_JOB_
Quote every line as written. Omit pictures.

_DATA BLOCK_
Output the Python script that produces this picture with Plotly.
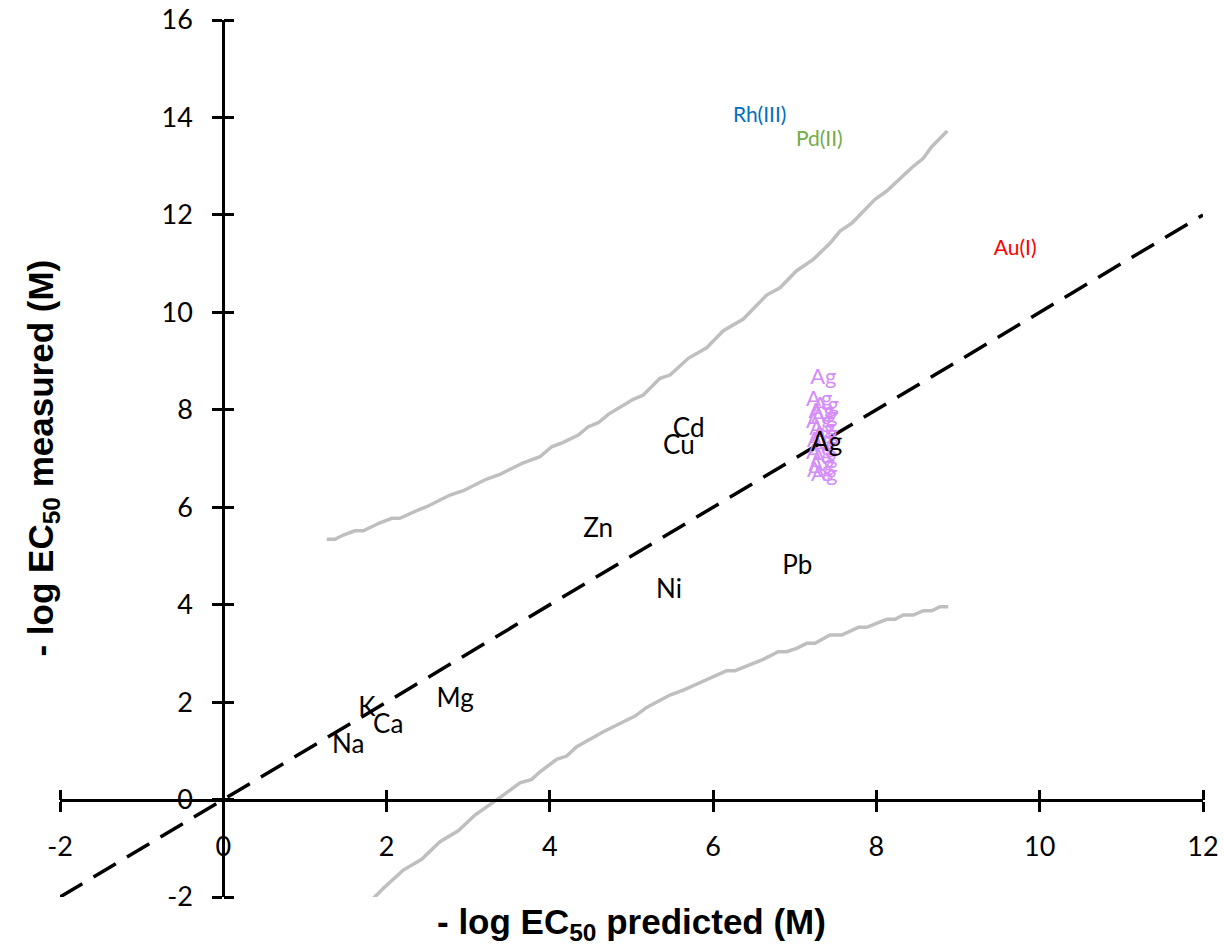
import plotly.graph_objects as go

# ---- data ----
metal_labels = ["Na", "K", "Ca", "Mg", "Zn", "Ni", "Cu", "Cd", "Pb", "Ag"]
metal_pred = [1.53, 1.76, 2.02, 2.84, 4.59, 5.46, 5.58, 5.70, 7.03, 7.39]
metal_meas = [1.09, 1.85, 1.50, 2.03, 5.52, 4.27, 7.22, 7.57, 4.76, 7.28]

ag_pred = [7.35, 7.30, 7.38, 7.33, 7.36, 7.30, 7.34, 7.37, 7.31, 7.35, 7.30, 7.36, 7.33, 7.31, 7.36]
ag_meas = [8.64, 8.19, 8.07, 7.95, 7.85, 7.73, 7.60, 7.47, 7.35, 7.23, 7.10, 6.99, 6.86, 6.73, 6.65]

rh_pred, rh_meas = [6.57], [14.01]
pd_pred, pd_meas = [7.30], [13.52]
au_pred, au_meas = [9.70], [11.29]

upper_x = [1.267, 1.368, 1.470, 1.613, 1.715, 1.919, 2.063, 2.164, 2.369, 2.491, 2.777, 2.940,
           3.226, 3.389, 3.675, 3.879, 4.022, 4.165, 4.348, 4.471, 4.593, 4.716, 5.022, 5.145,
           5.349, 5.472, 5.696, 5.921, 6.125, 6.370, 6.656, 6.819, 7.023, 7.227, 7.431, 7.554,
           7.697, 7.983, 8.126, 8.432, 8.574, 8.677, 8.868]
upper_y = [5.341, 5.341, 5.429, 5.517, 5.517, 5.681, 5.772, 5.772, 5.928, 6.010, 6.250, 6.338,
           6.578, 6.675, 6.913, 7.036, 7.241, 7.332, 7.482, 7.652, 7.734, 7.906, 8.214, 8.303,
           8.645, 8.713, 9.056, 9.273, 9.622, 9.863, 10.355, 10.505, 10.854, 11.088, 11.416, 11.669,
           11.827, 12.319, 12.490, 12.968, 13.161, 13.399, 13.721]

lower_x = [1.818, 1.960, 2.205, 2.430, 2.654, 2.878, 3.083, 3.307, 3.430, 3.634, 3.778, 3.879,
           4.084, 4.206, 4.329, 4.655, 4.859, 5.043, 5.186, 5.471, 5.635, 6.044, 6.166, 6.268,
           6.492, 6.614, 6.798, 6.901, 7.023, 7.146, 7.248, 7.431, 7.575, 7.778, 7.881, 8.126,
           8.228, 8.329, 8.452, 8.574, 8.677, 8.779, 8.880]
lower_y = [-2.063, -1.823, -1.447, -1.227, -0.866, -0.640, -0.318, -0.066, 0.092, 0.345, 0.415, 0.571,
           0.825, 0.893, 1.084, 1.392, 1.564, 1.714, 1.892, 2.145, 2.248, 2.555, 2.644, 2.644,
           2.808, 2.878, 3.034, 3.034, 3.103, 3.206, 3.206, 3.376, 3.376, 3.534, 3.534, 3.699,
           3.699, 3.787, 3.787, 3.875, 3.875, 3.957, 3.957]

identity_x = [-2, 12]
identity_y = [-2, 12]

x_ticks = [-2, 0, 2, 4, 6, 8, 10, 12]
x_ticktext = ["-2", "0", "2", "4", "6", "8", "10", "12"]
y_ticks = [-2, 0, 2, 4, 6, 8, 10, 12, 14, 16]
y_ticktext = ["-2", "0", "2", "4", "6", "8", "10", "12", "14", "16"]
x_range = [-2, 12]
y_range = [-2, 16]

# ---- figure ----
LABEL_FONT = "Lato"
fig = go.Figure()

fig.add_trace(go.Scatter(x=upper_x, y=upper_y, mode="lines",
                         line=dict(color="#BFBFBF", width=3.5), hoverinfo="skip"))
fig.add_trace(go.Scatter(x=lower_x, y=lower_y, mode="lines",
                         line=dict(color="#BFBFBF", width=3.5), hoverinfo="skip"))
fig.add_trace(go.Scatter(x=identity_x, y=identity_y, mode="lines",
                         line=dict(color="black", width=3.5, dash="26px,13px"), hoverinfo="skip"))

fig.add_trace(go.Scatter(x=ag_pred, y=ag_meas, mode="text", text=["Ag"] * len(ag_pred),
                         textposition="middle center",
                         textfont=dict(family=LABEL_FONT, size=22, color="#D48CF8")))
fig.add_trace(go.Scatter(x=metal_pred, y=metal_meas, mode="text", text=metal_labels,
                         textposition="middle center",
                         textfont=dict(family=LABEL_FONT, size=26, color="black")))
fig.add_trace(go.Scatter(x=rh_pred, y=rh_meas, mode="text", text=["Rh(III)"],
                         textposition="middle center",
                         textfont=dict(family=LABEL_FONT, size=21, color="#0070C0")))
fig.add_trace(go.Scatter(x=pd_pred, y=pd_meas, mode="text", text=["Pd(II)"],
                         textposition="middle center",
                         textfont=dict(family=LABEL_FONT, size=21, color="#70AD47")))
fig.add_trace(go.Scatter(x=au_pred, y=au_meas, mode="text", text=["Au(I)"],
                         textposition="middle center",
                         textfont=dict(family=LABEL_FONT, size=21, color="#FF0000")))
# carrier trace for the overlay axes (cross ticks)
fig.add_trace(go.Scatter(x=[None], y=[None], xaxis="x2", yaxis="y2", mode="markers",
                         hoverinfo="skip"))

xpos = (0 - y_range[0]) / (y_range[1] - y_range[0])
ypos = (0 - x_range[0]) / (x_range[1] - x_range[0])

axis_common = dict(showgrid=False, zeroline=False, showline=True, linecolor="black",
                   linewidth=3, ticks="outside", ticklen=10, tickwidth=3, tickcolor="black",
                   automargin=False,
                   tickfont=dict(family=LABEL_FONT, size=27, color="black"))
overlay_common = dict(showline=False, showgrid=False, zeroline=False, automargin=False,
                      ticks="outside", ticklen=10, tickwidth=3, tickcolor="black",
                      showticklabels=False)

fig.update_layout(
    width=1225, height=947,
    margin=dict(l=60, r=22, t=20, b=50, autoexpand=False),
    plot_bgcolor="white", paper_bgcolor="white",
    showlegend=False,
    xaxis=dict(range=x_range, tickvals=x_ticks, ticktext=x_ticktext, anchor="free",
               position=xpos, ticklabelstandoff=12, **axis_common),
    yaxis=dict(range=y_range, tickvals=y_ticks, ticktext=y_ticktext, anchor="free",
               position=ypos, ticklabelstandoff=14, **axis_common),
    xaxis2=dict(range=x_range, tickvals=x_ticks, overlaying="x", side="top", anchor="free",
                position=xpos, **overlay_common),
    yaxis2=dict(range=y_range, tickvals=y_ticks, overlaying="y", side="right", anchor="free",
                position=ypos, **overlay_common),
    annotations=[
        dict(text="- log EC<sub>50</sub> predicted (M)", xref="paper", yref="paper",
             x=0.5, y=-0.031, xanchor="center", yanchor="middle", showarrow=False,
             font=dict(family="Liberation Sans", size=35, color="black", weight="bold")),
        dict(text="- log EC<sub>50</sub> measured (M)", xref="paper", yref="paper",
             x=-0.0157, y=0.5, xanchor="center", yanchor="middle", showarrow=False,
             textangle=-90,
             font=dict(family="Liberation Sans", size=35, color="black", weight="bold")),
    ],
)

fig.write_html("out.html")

_WRITTEN RESPONSE_
Output the Python script that produces this picture with Plotly.
import plotly.graph_objects as go

# ---- data ----
metal_labels = ["Na", "K", "Ca", "Mg", "Zn", "Ni", "Cu", "Cd", "Pb", "Ag"]
metal_pred = [1.53, 1.76, 2.02, 2.84, 4.59, 5.46, 5.58, 5.70, 7.03, 7.39]
metal_meas = [1.09, 1.85, 1.50, 2.03, 5.52, 4.27, 7.22, 7.57, 4.76, 7.28]

ag_pred = [7.35, 7.30, 7.38, 7.33, 7.36, 7.30, 7.34, 7.37, 7.31, 7.35, 7.30, 7.36, 7.33, 7.31, 7.36]
ag_meas = [8.64, 8.19, 8.07, 7.95, 7.85, 7.73, 7.60, 7.47, 7.35, 7.23, 7.10, 6.99, 6.86, 6.73, 6.65]

rh_pred, rh_meas = [6.57], [14.01]
pd_pred, pd_meas = [7.30], [13.52]
au_pred, au_meas = [9.70], [11.29]

upper_x = [1.267, 1.368, 1.470, 1.613, 1.715, 1.919, 2.063, 2.164, 2.369, 2.491, 2.777, 2.940,
           3.226, 3.389, 3.675, 3.879, 4.022, 4.165, 4.348, 4.471, 4.593, 4.716, 5.022, 5.145,
           5.349, 5.472, 5.696, 5.921, 6.125, 6.370, 6.656, 6.819, 7.023, 7.227, 7.431, 7.554,
           7.697, 7.983, 8.126, 8.432, 8.574, 8.677, 8.868]
upper_y = [5.341, 5.341, 5.429, 5.517, 5.517, 5.681, 5.772, 5.772, 5.928, 6.010, 6.250, 6.338,
           6.578, 6.675, 6.913, 7.036, 7.241, 7.332, 7.482, 7.652, 7.734, 7.906, 8.214, 8.303,
           8.645, 8.713, 9.056, 9.273, 9.622, 9.863, 10.355, 10.505, 10.854, 11.088, 11.416, 11.669,
           11.827, 12.319, 12.490, 12.968, 13.161, 13.399, 13.721]

lower_x = [1.818, 1.960, 2.205, 2.430, 2.654, 2.878, 3.083, 3.307, 3.430, 3.634, 3.778, 3.879,
           4.084, 4.206, 4.329, 4.655, 4.859, 5.043, 5.186, 5.471, 5.635, 6.044, 6.166, 6.268,
           6.492, 6.614, 6.798, 6.901, 7.023, 7.146, 7.248, 7.431, 7.575, 7.778, 7.881, 8.126,
           8.228, 8.329, 8.452, 8.574, 8.677, 8.779, 8.880]
lower_y = [-2.063, -1.823, -1.447, -1.227, -0.866, -0.640, -0.318, -0.066, 0.092, 0.345, 0.415, 0.571,
           0.825, 0.893, 1.084, 1.392, 1.564, 1.714, 1.892, 2.145, 2.248, 2.555, 2.644, 2.644,
           2.808, 2.878, 3.034, 3.034, 3.103, 3.206, 3.206, 3.376, 3.376, 3.534, 3.534, 3.699,
           3.699, 3.787, 3.787, 3.875, 3.875, 3.957, 3.957]

identity_x = [-2, 12]
identity_y = [-2, 12]

x_ticks = [-2, 0, 2, 4, 6, 8, 10, 12]
x_ticktext = ["-2", "0", "2", "4", "6", "8", "10", "12"]
y_ticks = [-2, 0, 2, 4, 6, 8, 10, 12, 14, 16]
y_ticktext = ["-2", "0", "2", "4", "6", "8", "10", "12", "14", "16"]
x_range = [-2, 12]
y_range = [-2, 16]

# ---- figure ----
LABEL_FONT = "Lato"
fig = go.Figure()

fig.add_trace(go.Scatter(x=upper_x, y=upper_y, mode="lines",
                         line=dict(color="#BFBFBF", width=3.5), hoverinfo="skip"))
fig.add_trace(go.Scatter(x=lower_x, y=lower_y, mode="lines",
                         line=dict(color="#BFBFBF", width=3.5), hoverinfo="skip"))
fig.add_trace(go.Scatter(x=identity_x, y=identity_y, mode="lines",
                         line=dict(color="black", width=3.5, dash="26px,13px"), hoverinfo="skip"))

fig.add_trace(go.Scatter(x=ag_pred, y=ag_meas, mode="text", text=["Ag"] * len(ag_pred),
                         textposition="middle center",
                         textfont=dict(family=LABEL_FONT, size=22, color="#D48CF8")))
fig.add_trace(go.Scatter(x=metal_pred, y=metal_meas, mode="text", text=metal_labels,
                         textposition="middle center",
                         textfont=dict(family=LABEL_FONT, size=26, color="black")))
fig.add_trace(go.Scatter(x=rh_pred, y=rh_meas, mode="text", text=["Rh(III)"],
                         textposition="middle center",
                         textfont=dict(family=LABEL_FONT, size=21, color="#0070C0")))
fig.add_trace(go.Scatter(x=pd_pred, y=pd_meas, mode="text", text=["Pd(II)"],
                         textposition="middle center",
                         textfont=dict(family=LABEL_FONT, size=21, color="#70AD47")))
fig.add_trace(go.Scatter(x=au_pred, y=au_meas, mode="text", text=["Au(I)"],
                         textposition="middle center",
                         textfont=dict(family=LABEL_FONT, size=21, color="#FF0000")))
# carrier trace for the overlay axes (cross ticks)
fig.add_trace(go.Scatter(x=[None], y=[None], xaxis="x2", yaxis="y2", mode="markers",
                         hoverinfo="skip"))

xpos = (0 - y_range[0]) / (y_range[1] - y_range[0])
ypos = (0 - x_range[0]) / (x_range[1] - x_range[0])

axis_common = dict(showgrid=False, zeroline=False, showline=True, linecolor="black",
                   linewidth=3, ticks="outside", ticklen=10, tickwidth=3, tickcolor="black",
                   automargin=False,
                   tickfont=dict(family=LABEL_FONT, size=27, color="black"))
overlay_common = dict(showline=False, showgrid=False, zeroline=False, automargin=False,
                      ticks="outside", ticklen=10, tickwidth=3, tickcolor="black",
                      showticklabels=False)

fig.update_layout(
    width=1225, height=947,
    margin=dict(l=60, r=22, t=20, b=50, autoexpand=False),
    plot_bgcolor="white", paper_bgcolor="white",
    showlegend=False,
    xaxis=dict(range=x_range, tickvals=x_ticks, ticktext=x_ticktext, anchor="free",
               position=xpos, ticklabelstandoff=12, **axis_common),
    yaxis=dict(range=y_range, tickvals=y_ticks, ticktext=y_ticktext, anchor="free",
               position=ypos, ticklabelstandoff=14, **axis_common),
    xaxis2=dict(range=x_range, tickvals=x_ticks, overlaying="x", side="top", anchor="free",
                position=xpos, **overlay_common),
    yaxis2=dict(range=y_range, tickvals=y_ticks, overlaying="y", side="right", anchor="free",
                position=ypos, **overlay_common),
    annotations=[
        dict(text="- log EC<sub>50</sub> predicted (M)", xref="paper", yref="paper",
             x=0.5, y=-0.031, xanchor="center", yanchor="middle", showarrow=False,
             font=dict(family="Liberation Sans", size=35, color="black", weight="bold")),
        dict(text="- log EC<sub>50</sub> measured (M)", xref="paper", yref="paper",
             x=-0.0157, y=0.5, xanchor="center", yanchor="middle", showarrow=False,
             textangle=-90,
             font=dict(family="Liberation Sans", size=35, color="black", weight="bold")),
    ],
)

fig.write_html("out.html")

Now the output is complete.